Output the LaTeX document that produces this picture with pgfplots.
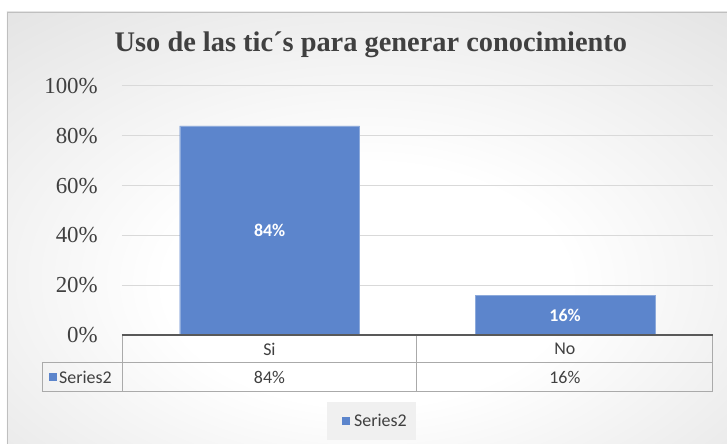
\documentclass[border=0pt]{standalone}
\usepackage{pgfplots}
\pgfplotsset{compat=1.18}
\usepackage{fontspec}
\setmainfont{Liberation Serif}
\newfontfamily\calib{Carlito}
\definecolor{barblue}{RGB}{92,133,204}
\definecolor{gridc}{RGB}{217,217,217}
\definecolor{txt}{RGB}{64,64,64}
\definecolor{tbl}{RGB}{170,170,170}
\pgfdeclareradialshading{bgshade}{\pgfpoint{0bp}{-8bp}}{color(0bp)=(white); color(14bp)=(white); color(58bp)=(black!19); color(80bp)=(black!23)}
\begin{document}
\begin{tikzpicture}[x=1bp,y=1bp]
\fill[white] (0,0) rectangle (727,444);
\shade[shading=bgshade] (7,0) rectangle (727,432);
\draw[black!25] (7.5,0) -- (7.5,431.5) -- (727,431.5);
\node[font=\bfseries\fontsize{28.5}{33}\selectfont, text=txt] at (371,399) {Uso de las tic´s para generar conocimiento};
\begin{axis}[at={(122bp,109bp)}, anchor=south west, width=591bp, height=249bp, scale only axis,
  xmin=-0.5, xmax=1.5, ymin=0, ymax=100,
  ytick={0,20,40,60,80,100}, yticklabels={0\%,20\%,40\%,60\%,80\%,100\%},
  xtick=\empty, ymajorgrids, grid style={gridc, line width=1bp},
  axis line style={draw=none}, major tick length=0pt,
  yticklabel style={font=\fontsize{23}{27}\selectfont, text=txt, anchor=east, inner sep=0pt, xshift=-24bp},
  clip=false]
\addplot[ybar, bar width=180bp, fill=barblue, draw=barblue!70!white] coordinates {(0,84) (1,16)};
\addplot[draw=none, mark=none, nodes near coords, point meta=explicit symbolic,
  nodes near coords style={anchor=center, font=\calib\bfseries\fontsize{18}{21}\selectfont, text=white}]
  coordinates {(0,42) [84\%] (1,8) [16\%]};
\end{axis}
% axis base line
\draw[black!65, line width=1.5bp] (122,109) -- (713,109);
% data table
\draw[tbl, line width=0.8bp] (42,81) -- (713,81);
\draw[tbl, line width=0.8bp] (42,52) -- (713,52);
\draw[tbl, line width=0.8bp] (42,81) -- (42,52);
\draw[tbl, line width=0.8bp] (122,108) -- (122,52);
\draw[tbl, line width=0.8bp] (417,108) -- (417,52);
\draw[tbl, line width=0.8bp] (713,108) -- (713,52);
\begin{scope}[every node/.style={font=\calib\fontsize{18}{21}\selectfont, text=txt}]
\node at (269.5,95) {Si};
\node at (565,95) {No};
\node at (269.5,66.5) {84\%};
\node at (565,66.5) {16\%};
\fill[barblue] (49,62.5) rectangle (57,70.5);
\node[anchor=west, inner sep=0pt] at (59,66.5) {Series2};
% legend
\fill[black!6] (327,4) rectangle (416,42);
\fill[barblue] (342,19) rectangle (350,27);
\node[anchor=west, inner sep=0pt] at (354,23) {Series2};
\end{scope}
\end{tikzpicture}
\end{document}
--*--
=== Aim of the exercise ===
Write out the material above once more, exactly as it reads, with no pictures.

=== Correct answer ===
Output the LaTeX document that produces this picture with pgfplots.
\documentclass[border=0pt]{standalone}
\usepackage{pgfplots}
\pgfplotsset{compat=1.18}
\usepackage{fontspec}
\setmainfont{Liberation Serif}
\newfontfamily\calib{Carlito}
\definecolor{barblue}{RGB}{92,133,204}
\definecolor{gridc}{RGB}{217,217,217}
\definecolor{txt}{RGB}{64,64,64}
\definecolor{tbl}{RGB}{170,170,170}
\pgfdeclareradialshading{bgshade}{\pgfpoint{0bp}{-8bp}}{color(0bp)=(white); color(14bp)=(white); color(58bp)=(black!19); color(80bp)=(black!23)}
\begin{document}
\begin{tikzpicture}[x=1bp,y=1bp]
\fill[white] (0,0) rectangle (727,444);
\shade[shading=bgshade] (7,0) rectangle (727,432);
\draw[black!25] (7.5,0) -- (7.5,431.5) -- (727,431.5);
\node[font=\bfseries\fontsize{28.5}{33}\selectfont, text=txt] at (371,399) {Uso de las tic´s para generar conocimiento};
\begin{axis}[at={(122bp,109bp)}, anchor=south west, width=591bp, height=249bp, scale only axis,
  xmin=-0.5, xmax=1.5, ymin=0, ymax=100,
  ytick={0,20,40,60,80,100}, yticklabels={0\%,20\%,40\%,60\%,80\%,100\%},
  xtick=\empty, ymajorgrids, grid style={gridc, line width=1bp},
  axis line style={draw=none}, major tick length=0pt,
  yticklabel style={font=\fontsize{23}{27}\selectfont, text=txt, anchor=east, inner sep=0pt, xshift=-24bp},
  clip=false]
\addplot[ybar, bar width=180bp, fill=barblue, draw=barblue!70!white] coordinates {(0,84) (1,16)};
\addplot[draw=none, mark=none, nodes near coords, point meta=explicit symbolic,
  nodes near coords style={anchor=center, font=\calib\bfseries\fontsize{18}{21}\selectfont, text=white}]
  coordinates {(0,42) [84\%] (1,8) [16\%]};
\end{axis}
% axis base line
\draw[black!65, line width=1.5bp] (122,109) -- (713,109);
% data table
\draw[tbl, line width=0.8bp] (42,81) -- (713,81);
\draw[tbl, line width=0.8bp] (42,52) -- (713,52);
\draw[tbl, line width=0.8bp] (42,81) -- (42,52);
\draw[tbl, line width=0.8bp] (122,108) -- (122,52);
\draw[tbl, line width=0.8bp] (417,108) -- (417,52);
\draw[tbl, line width=0.8bp] (713,108) -- (713,52);
\begin{scope}[every node/.style={font=\calib\fontsize{18}{21}\selectfont, text=txt}]
\node at (269.5,95) {Si};
\node at (565,95) {No};
\node at (269.5,66.5) {84\%};
\node at (565,66.5) {16\%};
\fill[barblue] (49,62.5) rectangle (57,70.5);
\node[anchor=west, inner sep=0pt] at (59,66.5) {Series2};
% legend
\fill[black!6] (327,4) rectangle (416,42);
\fill[barblue] (342,19) rectangle (350,27);
\node[anchor=west, inner sep=0pt] at (354,23) {Series2};
\end{scope}
\end{tikzpicture}
\end{document}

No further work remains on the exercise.